Season three adds new foes to the fray like Powerplex, who can absorb energy from kinetic force. Voiced by Aaron Paul, Powerplex’s stellar voice acting encapsulates the character’s sorrow and rage, having lost his sister and niece to the destruction of Invincible’s previous fight with his father.
The finale also saw the long-awaited arrival of the powerful Viltrumite Conquest, voiced by Jeffrey Dean Morgan, who delivered the most menacing voice acting of the season.
This isn’t the first time Steven Yeun and Jeffrey Dean Morgan’s characters have faced off, with both starring in “The Walking Dead,” where Morgan’s overarching villain Negan brutally kills Yeun’s character Glenn.

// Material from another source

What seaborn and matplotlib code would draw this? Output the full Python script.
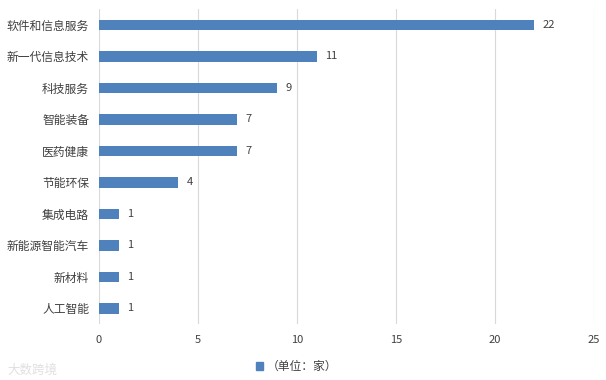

Morgan’s tone and delivery helps bring this barbaric character to life. As Conquest arrives at the end of episode seven he says “Stand ready for my arrival worm,” a famously imposing line the original series made more iconic with Morgan’s voice attached to it.
Creator Robert Kirkman even added an additional monologue for Conquest that wasn’t featured in the comics, easily adding so many layers to the character.
Despite the strong character work, the animations throughout the season were unoriginal, utilizing PNGs as background. However, the final two episodes stand out, not just for their climatic action but their sheer detail — as if the animation budget was poured into the finale and naught else.
The lack of progression in animation is overridden by the season’s gripping plotlines, character development and voice acting, making it the show’s best season yet.
“Invincible” is available now on Amazon Prime Video.